When asked about the inherent risks of jumping off of a galloping horse to throw down a running steer by the horns, he acknowledged having many "wrecks," but no broken bones so far. "Knock on wood," he added.

He said the thrill is what keeps him doing it.

"It's a rush when you get a good start, make a good run," Roche said. "Everything's clicking, the horses are cooking, you click, you have a good steer. It's a good feeling."

For Croc Dumdi — another steer wrestler raised in Junction City, but now living in Keenesburg, Colo. —– the adrenaline rush is a big factor, but he's here now to make sure he has no regrets.

Having started in 1980 or so as an 18-year-old, he took about 12 years off from the sport before deciding to come back.

"I was getting old and if I wanted to keep doing it, I better get after it – don't ever have any regrets," Dumdi said.

Earlier, the excitement for the upcoming night of competitions seemed apparent as hundreds of people gradually made their way through the midway on their way to food, games, rides, the Wild West Art Show or just wandering. The masses made a sea of plaid punctuated by countless cowboy hats poking out above the crowds.

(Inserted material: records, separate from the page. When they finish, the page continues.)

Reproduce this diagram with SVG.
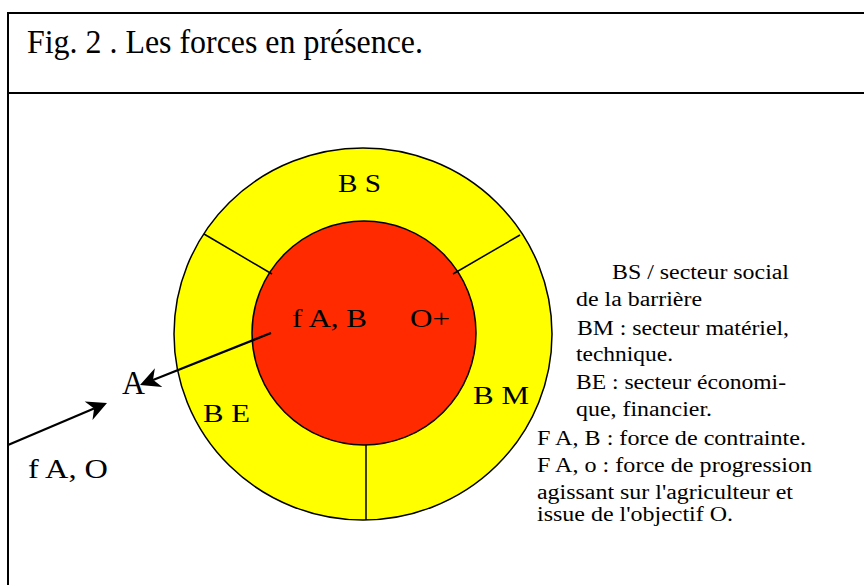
<svg xmlns="http://www.w3.org/2000/svg" width="864" height="585" viewBox="0 0 864 585">
<style>
text{font-family:"Liberation Serif","Times New Roman",serif;fill:#000}
.lg{font-size:20px}
.lb{font-size:26px}
.ln{stroke:#000;stroke-width:1.5;fill:none}
.ar{stroke:#000;stroke-width:2.2;fill:none}
.hd{fill:#000;stroke:none}
</style>
<rect width="864" height="585" fill="#fff"/>
<g id="frame">
<rect x="8" y="13" width="880" height="600" fill="none" stroke="#000" stroke-width="2"/>
<line x1="8" y1="93" x2="864" y2="93" stroke="#000" stroke-width="2"/>
<text id="title" x="27" y="53" font-size="34" textLength="396" lengthAdjust="spacingAndGlyphs">Fig. 2 . Les forces en présence.</text>
</g>
<g id="barrier">
<ellipse cx="363" cy="334" rx="189" ry="186" fill="#FFFF00" stroke="#000" stroke-width="1.5"/>
<text class="lb" x="338" y="192" textLength="43" lengthAdjust="spacingAndGlyphs">B S</text>
<text class="lb" x="473" y="404" textLength="56" lengthAdjust="spacingAndGlyphs">B M</text>
<text class="lb" x="203" y="422" textLength="47" lengthAdjust="spacingAndGlyphs">B E</text>
</g>
<g id="core">
<circle cx="364" cy="333" r="112" fill="#FF2A00" stroke="#000" stroke-width="1.5"/>
<text class="lb" x="292" y="327" textLength="75" lengthAdjust="spacingAndGlyphs">f A, B</text>
<text class="lb" x="410" y="327" textLength="40" lengthAdjust="spacingAndGlyphs">O+</text>
</g>
<g id="nodeA">
<text x="122" y="394" font-size="34" textLength="23" lengthAdjust="spacingAndGlyphs">A</text>
</g>
<g id="labelFAO">
<text x="28" y="478" font-size="28" textLength="80" lengthAdjust="spacingAndGlyphs">f A, O</text>
</g>
<g id="connectors">
<line class="ln" x1="204" y1="234" x2="272" y2="274"/>
<line class="ln" x1="520" y1="235" x2="453" y2="274"/>
<line class="ln" x1="366" y1="445" x2="366" y2="520"/>
<line class="ar" x1="271" y1="333" x2="153" y2="380"/>
<polygon class="hd" points="140,385 154.9,368.3 153,379.8 162.3,386.9"/>
<line class="ar" x1="8" y1="445" x2="94" y2="408.5"/>
<polygon class="hd" points="107,403 92.5,420 94.1,408.5 84.7,401.6"/>
</g>
<g id="legend" class="lg">
<text x="612" y="279" textLength="177" lengthAdjust="spacingAndGlyphs">BS / secteur social</text>
<text x="576" y="306" textLength="126" lengthAdjust="spacingAndGlyphs">de la barrière</text>
<text x="577" y="335" textLength="212" lengthAdjust="spacingAndGlyphs">BM : secteur matériel,</text>
<text x="576" y="361" textLength="97" lengthAdjust="spacingAndGlyphs">technique.</text>
<text x="576" y="389" textLength="210" lengthAdjust="spacingAndGlyphs">BE : secteur économi-</text>
<text x="576" y="416" textLength="136" lengthAdjust="spacingAndGlyphs">que, financier.</text>
<text x="537" y="445" textLength="269" lengthAdjust="spacingAndGlyphs">F A, B : force de contrainte.</text>
<text x="537" y="472" textLength="275" lengthAdjust="spacingAndGlyphs">F A, o : force de progression</text>
<text x="537" y="499" textLength="256" lengthAdjust="spacingAndGlyphs">agissant sur l'agriculteur et</text>
<text x="537" y="521" textLength="196" lengthAdjust="spacingAndGlyphs">issue de l'objectif O.</text>
</g>
</svg>
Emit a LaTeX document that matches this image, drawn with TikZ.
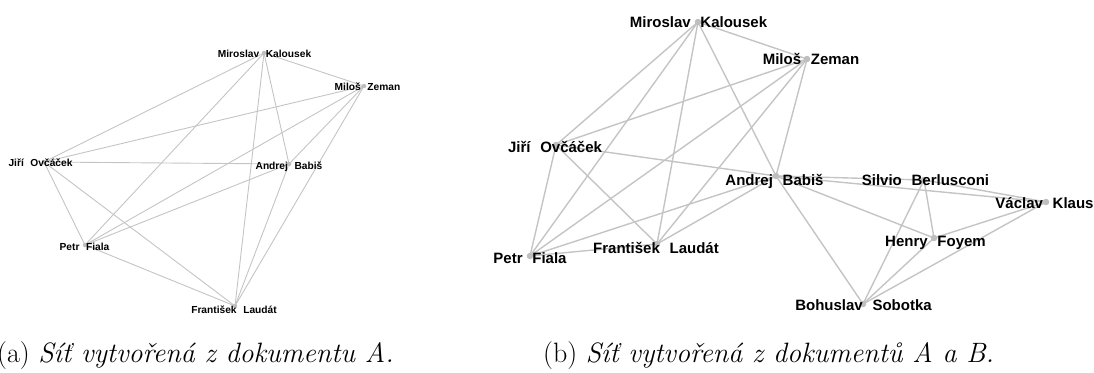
\documentclass[tikz,border=0pt]{standalone}
\usepackage{fontspec}
\newfontfamily\lblfont{Liberation Sans}
\definecolor{edgegray}{RGB}{196,196,196}
\definecolor{dotgray}{RGB}{190,190,190}
\newcommand\gp{\hspace{0.65em}}
\tikzset{
  edgeA/.style={draw=edgegray, line width=0.9pt},
  edgeB/.style={draw=edgegray, line width=1.4pt},
  dotA/.style={circle, fill=dotgray, inner sep=0pt, minimum size=4.5pt},
  dotB/.style={circle, fill=dotgray, inner sep=0pt, minimum size=6.5pt},
  lblA/.style={font=\lblfont\bfseries\fontsize{10.2}{12}\selectfont, inner sep=0pt, anchor=base},
  lblB/.style={font=\lblfont\bfseries\fontsize{15}{18}\selectfont, inner sep=0pt, anchor=base},
  capt/.style={font=\fontsize{28}{34}\selectfont, inner sep=0pt, anchor=base west},
}
\begin{document}
\begin{tikzpicture}[x=1pt,y=-1pt]
\useasboundingbox (0,0) rectangle (1094,372);
% ---------- graph (a) ----------
\coordinate (aMK) at (264,53);
\coordinate (aMZ) at (364,86);
\coordinate (aJO) at (44,162);
\coordinate (aAB) at (289,164);
\coordinate (aPF) at (85,245);
\coordinate (aFL) at (235,306);
\foreach \u/\v in {aMK/aJO,aMK/aPF,aMK/aFL,aMK/aAB,aMK/aMZ,
                   aMZ/aJO,aMZ/aPF,aMZ/aAB,aMZ/aFL,
                   aJO/aAB,aJO/aPF,aJO/aFL,
                   aPF/aAB,aPF/aFL,aAB/aFL}
  \draw[edgeA] (\u) -- (\v);
\foreach \n in {aMK,aMZ,aJO,aAB,aPF,aFL}
  \node[dotA] (\n d) at (\n) {};
\node[lblA] (aMKl) at (264.5,57.6) {Miroslav\gp Kalousek};
\node[lblA] (aMZl) at (367.5,90.6) {Miloš\gp Zeman};
\node[lblA] (aJOl) at (40.5,166.6) {Jiří\gp Ovčáček};
\node[lblA] (aABl) at (289,169.6) {Andrej\gp Babiš};
\node[lblA] (aPFl) at (84.5,250.6) {Petr\gp Fiala};
\node[lblA] (aFLl) at (234,313.6) {František\gp Laudát};
% ---------- graph (b) ----------
\coordinate (bMK) at (698,22);
\coordinate (bMZ) at (807,59);
\coordinate (bJO) at (556,145);
\coordinate (bAB) at (776,176);
\coordinate (bSB) at (924,180);
\coordinate (bVK) at (1046,202);
\coordinate (bHF) at (934,238);
\coordinate (bFL) at (657,244);
\coordinate (bPF) at (530,256);
\coordinate (bBS) at (863,304);
\foreach \u/\v in {bMK/bMZ,bMK/bJO,bMK/bPF,bMK/bFL,bMK/bAB,
                   bMZ/bJO,bMZ/bPF,bMZ/bFL,bMZ/bAB,
                   bJO/bAB,bJO/bPF,bJO/bFL,
                   bPF/bFL,bPF/bAB,bAB/bFL,
                   bAB/bSB,bAB/bVK,bAB/bHF,bAB/bBS,
                   bSB/bVK,bSB/bHF,bSB/bBS,
                   bVK/bHF,bVK/bBS,bHF/bBS}
  \draw[edgeB] (\u) -- (\v);
\foreach \n in {bMK,bMZ,bJO,bAB,bSB,bVK,bHF,bFL,bPF,bBS}
  \node[dotB] (\n d) at (\n) {};
\node[lblB] (bMKl) at (698.5,27.4) {Miroslav\gp Kalousek};
\node[lblB] (bMZl) at (811,64.4) {Miloš\gp Zeman};
\node[lblB] (bJOl) at (555,152.4) {Jiří\gp Ovčáček};
\node[lblB] (bABl) at (774.5,185.4) {Andrej\gp Babiš};
\node[lblB] (bSBl) at (925.5,185.4) {Silvio\gp Berlusconi};
\node[lblB] (bVKl) at (1044.5,208.4) {Václav\gp Klaus};
\node[lblB] (bHFl) at (935.5,246.4) {Henry\gp Foyem};
\node[lblB] (bFLl) at (656,253.4) {František\gp Laudát};
\node[lblB] (bPFl) at (530,263.4) {Petr\gp Fiala};
\node[lblB] (bBSl) at (863.5,310.4) {Bohuslav\gp Sobotka};
% ---------- captions ----------
\node[capt] (capA) at (-3,362) {(a) \textit{Síť vytvořená z dokumentu A.}};
\node[capt] (capB) at (543,362) {(b) \textit{Síť vytvořená z dokumentů A a B.}};
\end{tikzpicture}
\end{document}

Many waited in line for food throughout the midway area as the scents of roasted chicken served by the St. Paul Catholic Church joined smells of barbeque, buttery and salty roasted corn, fried onion rings and countless other foods to form a heady cocktail.

No one seemed to mind that the smell of manure would occasionally make its way into the mix as well.

Among the throngs of people looking for food was Nathan Gonzalez, a Newberg High School student who spoke about the event as well as the cowboys and cowgirls with uncommon reverence.

"The cowboys, especially the men, are getting on 2,000 pounds of flesh that's trying to kill them; I'm not even joking," he explained.

With admiration stemming back to his grandfather, a cowboy who died when Gonzalez was just 3, Gonzalez said he is doing his part to reignite that tradition in his family and the rodeo plays a key role in keeping that tradition alive while building community around it.

"I've been such a huge fan of the rodeo industry ever since I could walk; I used to cheer on all these bull riders and all the cowboys to win," he said. "It just not about winning … it's more about just being here and experiencing the experience … and that's what the cowboys and the rodeo industry is trying to carry on."